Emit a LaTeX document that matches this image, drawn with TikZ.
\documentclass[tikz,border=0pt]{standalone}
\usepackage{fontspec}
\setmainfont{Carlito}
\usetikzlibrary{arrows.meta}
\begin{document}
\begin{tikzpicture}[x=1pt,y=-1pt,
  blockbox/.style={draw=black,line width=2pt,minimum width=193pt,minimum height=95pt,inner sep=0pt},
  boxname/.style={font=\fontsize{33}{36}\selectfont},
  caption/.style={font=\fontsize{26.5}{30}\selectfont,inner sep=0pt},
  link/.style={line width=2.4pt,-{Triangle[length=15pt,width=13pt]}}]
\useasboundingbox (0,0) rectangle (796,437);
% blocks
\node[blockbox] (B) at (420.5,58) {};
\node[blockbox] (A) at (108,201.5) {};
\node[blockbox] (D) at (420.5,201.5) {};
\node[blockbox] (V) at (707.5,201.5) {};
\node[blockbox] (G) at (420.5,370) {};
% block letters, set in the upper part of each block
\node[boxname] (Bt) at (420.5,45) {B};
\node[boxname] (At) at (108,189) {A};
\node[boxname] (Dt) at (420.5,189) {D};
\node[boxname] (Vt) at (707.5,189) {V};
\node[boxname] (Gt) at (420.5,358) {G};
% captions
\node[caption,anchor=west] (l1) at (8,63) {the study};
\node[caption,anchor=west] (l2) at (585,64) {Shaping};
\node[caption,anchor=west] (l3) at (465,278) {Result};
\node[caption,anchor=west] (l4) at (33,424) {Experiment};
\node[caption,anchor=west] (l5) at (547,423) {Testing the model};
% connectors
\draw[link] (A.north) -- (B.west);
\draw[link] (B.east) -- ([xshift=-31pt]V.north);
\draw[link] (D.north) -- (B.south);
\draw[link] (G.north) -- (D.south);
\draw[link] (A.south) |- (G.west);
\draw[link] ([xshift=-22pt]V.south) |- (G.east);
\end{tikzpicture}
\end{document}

********************

* **What to do**
Reproduce every line of the material above exactly.

* **Written solution**
Emit a LaTeX document that matches this image, drawn with TikZ.
\documentclass[tikz,border=0pt]{standalone}
\usepackage{fontspec}
\setmainfont{Carlito}
\usetikzlibrary{arrows.meta}
\begin{document}
\begin{tikzpicture}[x=1pt,y=-1pt,
  blockbox/.style={draw=black,line width=2pt,minimum width=193pt,minimum height=95pt,inner sep=0pt},
  boxname/.style={font=\fontsize{33}{36}\selectfont},
  caption/.style={font=\fontsize{26.5}{30}\selectfont,inner sep=0pt},
  link/.style={line width=2.4pt,-{Triangle[length=15pt,width=13pt]}}]
\useasboundingbox (0,0) rectangle (796,437);
% blocks
\node[blockbox] (B) at (420.5,58) {};
\node[blockbox] (A) at (108,201.5) {};
\node[blockbox] (D) at (420.5,201.5) {};
\node[blockbox] (V) at (707.5,201.5) {};
\node[blockbox] (G) at (420.5,370) {};
% block letters, set in the upper part of each block
\node[boxname] (Bt) at (420.5,45) {B};
\node[boxname] (At) at (108,189) {A};
\node[boxname] (Dt) at (420.5,189) {D};
\node[boxname] (Vt) at (707.5,189) {V};
\node[boxname] (Gt) at (420.5,358) {G};
% captions
\node[caption,anchor=west] (l1) at (8,63) {the study};
\node[caption,anchor=west] (l2) at (585,64) {Shaping};
\node[caption,anchor=west] (l3) at (465,278) {Result};
\node[caption,anchor=west] (l4) at (33,424) {Experiment};
\node[caption,anchor=west] (l5) at (547,423) {Testing the model};
% connectors
\draw[link] (A.north) -- (B.west);
\draw[link] (B.east) -- ([xshift=-31pt]V.north);
\draw[link] (D.north) -- (B.south);
\draw[link] (G.north) -- (D.south);
\draw[link] (A.south) |- (G.west);
\draw[link] ([xshift=-22pt]V.south) |- (G.east);
\end{tikzpicture}
\end{document}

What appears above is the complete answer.